“Wie eine natürliche Klimaanlage”
Die vergangenen Tage und Wochen haben es wieder deutlich gezeigt – Starkregenereignisse und Hitzeperioden nehmen zu. „Wir setzen uns daher bei Bauprojekten vermehrt mit Regenwassermanagement und Klimaanpassung auseinander“, sagt Andrea Baudek. Konkret umgesetzt wird das bei der Neugestaltung der Victoriastraße von der Ziegeleistraße bis Am Alten Pütt. Die Stadt schafft hier Grünstreifen in der Mitte der Fahrbahn mit Beeten für Bäume und Stauden. Auf ihnen soll Regenwasser gespeichert werden, um Pflanzen und Lebewesen an Hitzetagen zur Verfügung zu stehen. Andrea Baudek: „Das muss man sich wie eine natürliche Klimaanlage vorstellen.“
Unterirdische Rigolen
Die geplanten Grünstreifen werden als langgezogene Versickerungsmulde mit unterirdischen Rigolen angelegt, lediglich unterbrochen durch Zufahrten für Anlieger und Querungshilfen für Fußgänger. „Das Regenwasser wird in Erdmulden gespeichert und gefiltert, bevor es in die Rigole gelangt, wo es sich gleichmäßig verteilt und den Bäumen zur Bewässerung dient“, verdeutlicht Vivien Wiers, Leiterin des Amtes für Klimaschutz und Nachhaltigkeit.
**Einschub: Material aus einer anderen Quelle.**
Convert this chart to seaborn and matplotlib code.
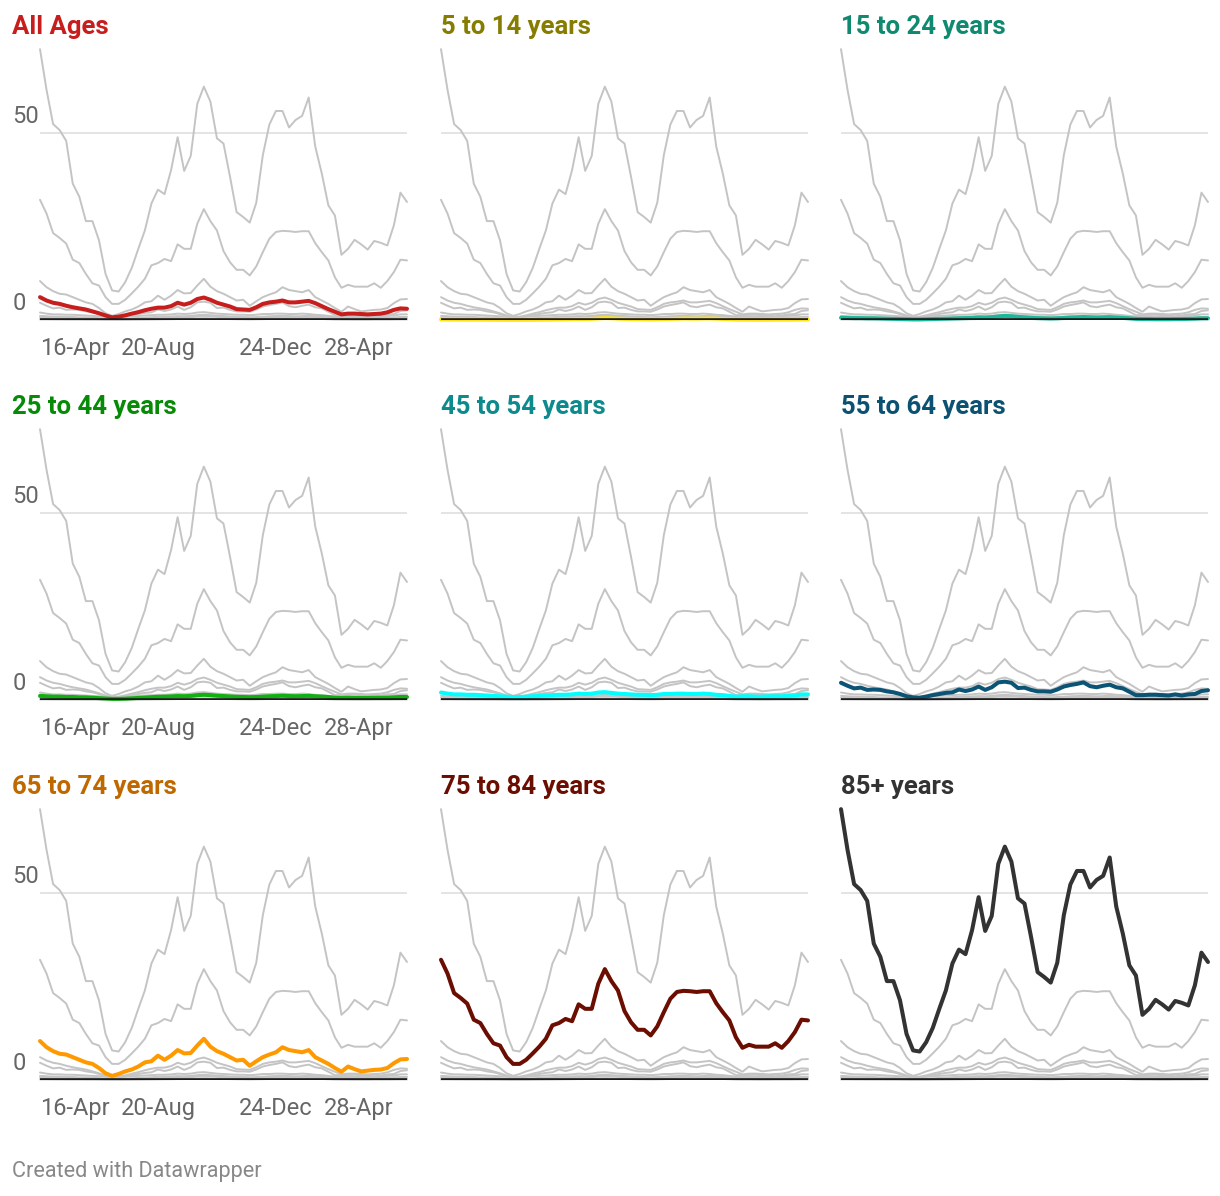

Die Rigolen bestehen aus einer mit Vlies umschlossenen Schicht aus Granulat, das Wasser wird zurückgehalten und bei Trockenheit an die Baumwurzeln abgegeben. Vivien Wiers: „So soll verhindert werden, dass sich Regenwasser auf den Fahrbahnen staut und bei Starkregen auf angrenzende Grundstücke fließt.“
Stadt pflanzt Klimabäume
Einige Grünstreifen will die Stadt auch entlang der Victoriastraße anlegen. Hier werden Klimabäume wie Schwarznuss, Hainbuche oder Feldahorn gepflanzt. „Auch diese Bäume werden künftig mit einem Rigolensystem verbunden“, informiert Ingo Nölker. Der städtische Verkehrsplaner betont: „Sollte sich das Wasser einmal in diesem System stauen, kann es über seitlich angelegte Notüberläufe in den bestehenden Abwasserkanal geleitet werden. Das Überlaufsystem verhindert zudem, dass die Bäume ertrinken.“ Laut Verwaltung führt das neue Entwässerungssystem das Regenwasser außerdem in den natürlichen Wasserkreislauf zurück. Es trägt zur Verdunstung des Wassers bei und sorgt dafür, dass in trockenen Monaten im Straßenbereich keine Hitzeinsel entsteht.
“Jeder Tropfen zählt”
Für die Stadt wird es immer wichtiger, stadtplanerische Schritte gegen den Klimawandel zu unternehmen. Daher wird sie in Zukunft den sogenannten Schwammbau bei allen neuen Straßenbauprojekten auf den Prüfstand stellen. „Wir müssen bei jedem Vorhaben genau abwägen, ob ein Rigolensystem möglich ist oder eine andere Lösung in Frage kommt. Jede Straße muss für sich betrachtet werden“, erklärt Andrea Baudek. „Wir stehen am Anfang einer langfristigen Umsetzung. Aber wir sind auf dem richtigen Weg, Regenwasser nicht einfach in die Kanalisation fließen zu lassen, sondern zu nutzen und verfügbar zu machen. Jeder Tropfen zählt und steigert zugleich die Lebensqualität der Menschen in unserer Stadt.“
Baubeginn: Sommer 2025
Die Umgestaltung der Victoriastraße in Hüls soll voraussichtlich im Sommer 2025 starten und zwei Jahre dauern. Neben der Fahrbahn wird auch der Geh- und Radweg erneuert. Die Baumaßnahme kostet rund 4,5 Mio. Euro, eine Förderung von 75 Prozent steht in Aussicht. Folgeprojekte könnten die Breite Straße und Hochstraße in Alt-Marl sein.